Por Amanda Quintero
Noche de sábado, en la calle con los panas… «¿Unas birras en casa de la nena?», preguntó una pícara voz. «Claaaro», respondieron todos a coro; ¿hay que preguntarle a un muerto si quiere misa? Chistes, una partida de dominó, nada fuera de lo común, cada quien en lo suyo. Incluso Carlitos –nombre ficticio para nuestro protagonista– despreocupadamente dejaba pasar las agujas del reloj.
Dos de la mañana, hora de irse. «Nena ¿me abres la puerta?» Al salir vio varias patrullas de PoliChacao rodeando su carro. Sin complicaciones, sacó las llaves y se acercó pensando: «¡Ay, chamo! Me remolcaron». Dos, tres, cuatro pasos. Su sospecha se le desliza por los dedos cuando el oficial le dice:
–Buenas noches, ciudadano ¿el vehículo es suyo?
–Sí, ¿algún inconveniente?
–¿Puede revisar si le falta algo?
En ese momento Carlitos empezó a sudar, abrió la puerta, inspeccionó rápidamente. Faltaba su reproductor.
–Encontramos a un sujeto robando su carro, ya lo llevamos detenido con su reproductor. Debe acompañarnos a la fiscalía.
Carlitos respiró hondo, se rascó la nuca y decidió ceder; después de todo, venezolano que no lo hayan robado no es venezolano. Al menos la cosa no quedará impune.
En la fiscalía le tomaron fotos y declaraciones, chequearon el papeleo en regla y a eso de las 4:00 a.m. lo dejaron ir. A la mañana siguiente, lo llamaron para confirmar sus datos e informarle que debía llevar su vehículo al Cuerpo de Investigaciones Científicas, Penales y Criminalísticas (CICPC) la semana siguiente para culminar el informe. Carlitos hizo todo su trámite encantado de que la cosa parecía caminar; hasta le comentó a su papá lo orgulloso que se sentía de estar haciendo las cosas de la manera correcta en este país carcomido por la corrupción, que las instituciones no eran tan malas como la gente decía.
Pero como en la insólita Venezuela, la tierra de lo posible, las cosas no podían ir tan bien, una tarde le interrumpió la siesta el desesperado sonido de un intercomunicador insistente. Adormilado se levantó y contestó con voz gruesa:
–¿Sí, buenas?
–Buenas, ¿Carlos Pérez? Hola, es la hermana del muchacho que te robó. ¿Puedes bajar?
Lo pensó dos veces antes de bajar, pero decidió que había que averiguar qué pasaba. Se preguntó cómo había llegado hasta ahí, si vendría armada o con un matón amigo suyo. Sintió escalofríos y cosquillas detrás de las rodillas, mientras se acercaba a la reja de afuera se preguntó si sería ese el día de su muerte. Afortunadamente la chica no vino con malas intenciones.
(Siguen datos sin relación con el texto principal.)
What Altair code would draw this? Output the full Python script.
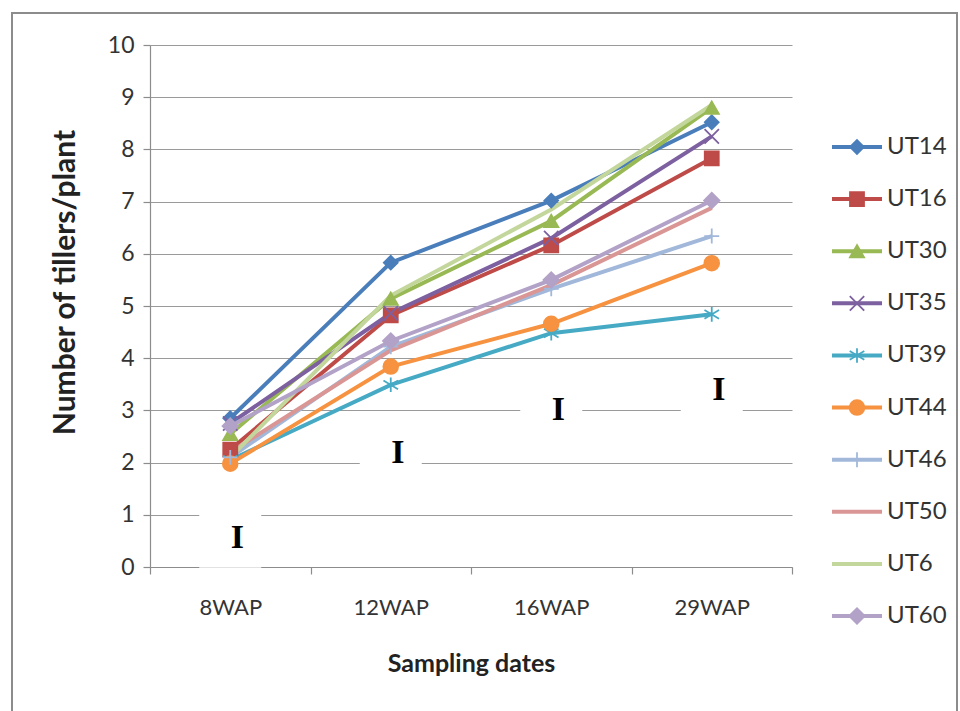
import altair as alt
import pandas as pd

# ---- data ----
dates = ["8WAP", "12WAP", "16WAP", "29WAP"]
series = ["UT14", "UT16", "UT30", "UT35", "UT39", "UT44", "UT46", "UT50", "UT6", "UT60"]
UT14 = [2.85, 5.83, 7.02, 8.52]
UT16 = [2.25, 4.82, 6.16, 7.83]
UT30 = [2.55, 5.14, 6.63, 8.80]
UT35 = [2.75, 4.86, 6.30, 8.25]
UT39 = [2.05, 3.49, 4.48, 4.84]
UT44 = [1.98, 3.84, 4.66, 5.82]
UT46 = [2.10, 4.22, 5.33, 6.34]
UT50 = [2.20, 4.15, 5.40, 6.88]
UT6 = [2.10, 5.20, 6.85, 8.85]
UT60 = [2.70, 4.33, 5.50, 7.02]
values = [UT14, UT16, UT30, UT35, UT39, UT44, UT46, UT50, UT6, UT60]
# error bars ("I") drawn as text, at this height
err_y = [0.56, 2.18, 3.00, 3.40]

colors = ["#4A7EBB", "#BE4B48", "#98B954", "#7D60A0", "#46AAC5",
          "#F69240", "#A2B8DA", "#D99694", "#C3D69B", "#B3A2C7"]
shapes = ["diamond", "square", "triangle-up",
          "M-1,-1L1,1M1,-1L-1,1",
          "M0,-1L0,1M-1,-0.6L1,0.6M-1,0.6L1,-0.6",
          "circle",
          "M-1,0L1,0M0,-1L0,1",
          "circle", "circle", "diamond"]
sizes = [190, 240, 210, 150, 190, 240, 240, 0, 0, 190]

rows = []
for s, vals in zip(series, values):
    for d, v in zip(dates, vals):
        rows.append({"series": s, "date": d, "value": v})
df = pd.DataFrame(rows)
df_err = pd.DataFrame({"date": dates, "value": err_y, "label": ["I"] * 4})
df_leg = pd.DataFrame({"series": series, "idx": list(range(len(series)))})

FONT = "Lato"
color_scale = alt.Scale(domain=series, range=colors)
shape_scale = alt.Scale(domain=series, range=shapes)
size_scale = alt.Scale(domain=series, range=sizes)

x_enc = alt.X("date:N", sort=dates,
              scale=alt.Scale(domain=dates, paddingInner=0, paddingOuter=0),
              axis=alt.Axis(title="Sampling dates", tickBand="extent", tickSize=7,
                            labelAngle=0, labelPadding=23, titlePadding=33,
                            labelFontSize=22, titleFontSize=25))
y_enc = alt.Y("value:Q", scale=alt.Scale(domain=[0, 10]),
              axis=alt.Axis(title="Number of tillers/plant", values=list(range(11)),
                            tickSize=7, labelPadding=9, labelFontSize=23,
                            titleFontSize=30, titleX=-85, titleY=237,
                            titleAlign="center", titleBaseline="middle", grid=True))

base = alt.Chart(df)

boxes = alt.Chart(df_err).mark_tick(color="white", thickness=60, size=62, opacity=1).encode(
    x=x_enc, y=y_enc)

lines = base.mark_line(strokeWidth=4).encode(
    x=x_enc, y=y_enc,
    color=alt.Color("series:N", scale=color_scale, legend=None),
    order=alt.Order("date_idx:Q"),
).transform_calculate(
    date_idx="indexof(['8WAP','12WAP','16WAP','29WAP'], datum.date)")

points = base.transform_filter(
    "indexof(['UT50','UT6'], datum.series) < 0"
).mark_point(filled=True, strokeWidth=1.8, opacity=1).encode(
    x=x_enc, y=y_enc,
    color=alt.Color("series:N", scale=color_scale, legend=None),
    stroke=alt.Stroke("series:N", scale=color_scale, legend=None),
    shape=alt.Shape("series:N", scale=shape_scale, legend=None),
    size=alt.Size("series:N", scale=size_scale, legend=None),
)

err_text = alt.Chart(df_err).mark_text(
    font="Liberation Serif", fontWeight="bold", fontSize=34, dx=7, baseline="middle",
    color="black").encode(x=x_enc, y=y_enc, text="label:N")

leg_y = alt.Y("idx:Q", scale=alt.Scale(domain=[0, 9], range=[102, 571]), axis=None)
leg_rules = alt.Chart(df_leg).mark_rule(strokeWidth=4).encode(
    x=alt.value(682), x2=alt.value(732), y=leg_y,
    color=alt.Color("series:N", scale=color_scale, legend=None))
leg_points = alt.Chart(df_leg).transform_filter(
    "indexof(['UT50','UT6'], datum.series) < 0"
).mark_point(filled=True, strokeWidth=1.8, opacity=1).encode(
    x=alt.value(707), y=leg_y,
    color=alt.Color("series:N", scale=color_scale, legend=None),
    stroke=alt.Stroke("series:N", scale=color_scale, legend=None),
    shape=alt.Shape("series:N", scale=shape_scale, legend=None),
    size=alt.Size("series:N", scale=size_scale, legend=None))
leg_text = alt.Chart(df_leg).mark_text(
    align="left", baseline="middle", font=FONT, fontSize=24, color="#333333").encode(
    x=alt.value(737), y=leg_y, text="series:N")

frame = alt.Chart(pd.DataFrame({"a": [0]})).mark_rect(
    fillOpacity=0, stroke="#8c8c8c", strokeWidth=2).encode(
    x=alt.value(-138), x2=alt.value(807), y=alt.value(-32), y2=alt.value(690))

main = alt.layer(boxes, lines, points, err_text)
legend = alt.layer(leg_rules, leg_points, leg_text)

chart = alt.layer(main, legend, frame).resolve_scale(
    y="independent"
).properties(
    width=642, height=522,
    autosize=alt.AutoSizeParams(type="none"),
    padding={"left": 150, "top": 45, "right": 168, "bottom": 144},
    background="white",
).configure_view(stroke=None).configure_axis(
    labelFont=FONT, titleFont=FONT, labelColor="#333333", titleColor="#222222",
    titleFontWeight="bold", domainColor="#8c8c8c", tickColor="#8c8c8c",
    gridColor="#9a9a9a", gridWidth=1, domainWidth=1.2, tickWidth=1.2,
)

chart.save("out.html", embed_options={"renderer": "svg", "actions": False})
Le dijo que su hermano era drogadicto y que seguro estaba pescando con qué rebuscarse. Le propuso llegar a un acuerdo mutuo para que Carlitos no pusiera cargos, pues su hermano –el ladrón– ya tenía un expediente abierto y si le sumaban este delito lo condenarían a varios años de cárcel.
La chica siguió hablando, pero a Carlitos no podía enfocarse en lo que ella decía y de un momento a otro no pudo contenerse:
–¿Cómo llegaste aquí? ¿Quién te dio mi dirección?
–Es que como yo soy hermana del acusado tengo derecho al expediente. Así que fui a la fiscalía y pedí verlo. Ahí me sugirieron hablar contigo para que llegáramos a lo que me dijeron que se llamaba un «acuerdo reparatorio», que yo te pague y tú no denuncies, pues…
Ahora, detengámonos un momento. A pesar de que parecieran no existir estadísticas sobre robos y hurtos, cualquier habitante de este país te puede hablar de lo inseguras que se han convertido nuestras calles. En Venezuela este tipo de información es pública y quien denuncia debe atenerse a las consecuencias. Sea o no con la intención de llegar a un acuerdo, ¿se justifica que la policía –servicio básico de los ciudadanos que debería garantizar la integridad física de los ciudadanos– le de tu dirección a la familia de quien acaba de cometer un delito en tu contra?
¿Seguridad personal? Historias como la de Carlitos generan mayor incentivo para que la gente común propicie la impunidad del delito y reconsideren si realmente confiar en las instituciones venezolanas es una opción.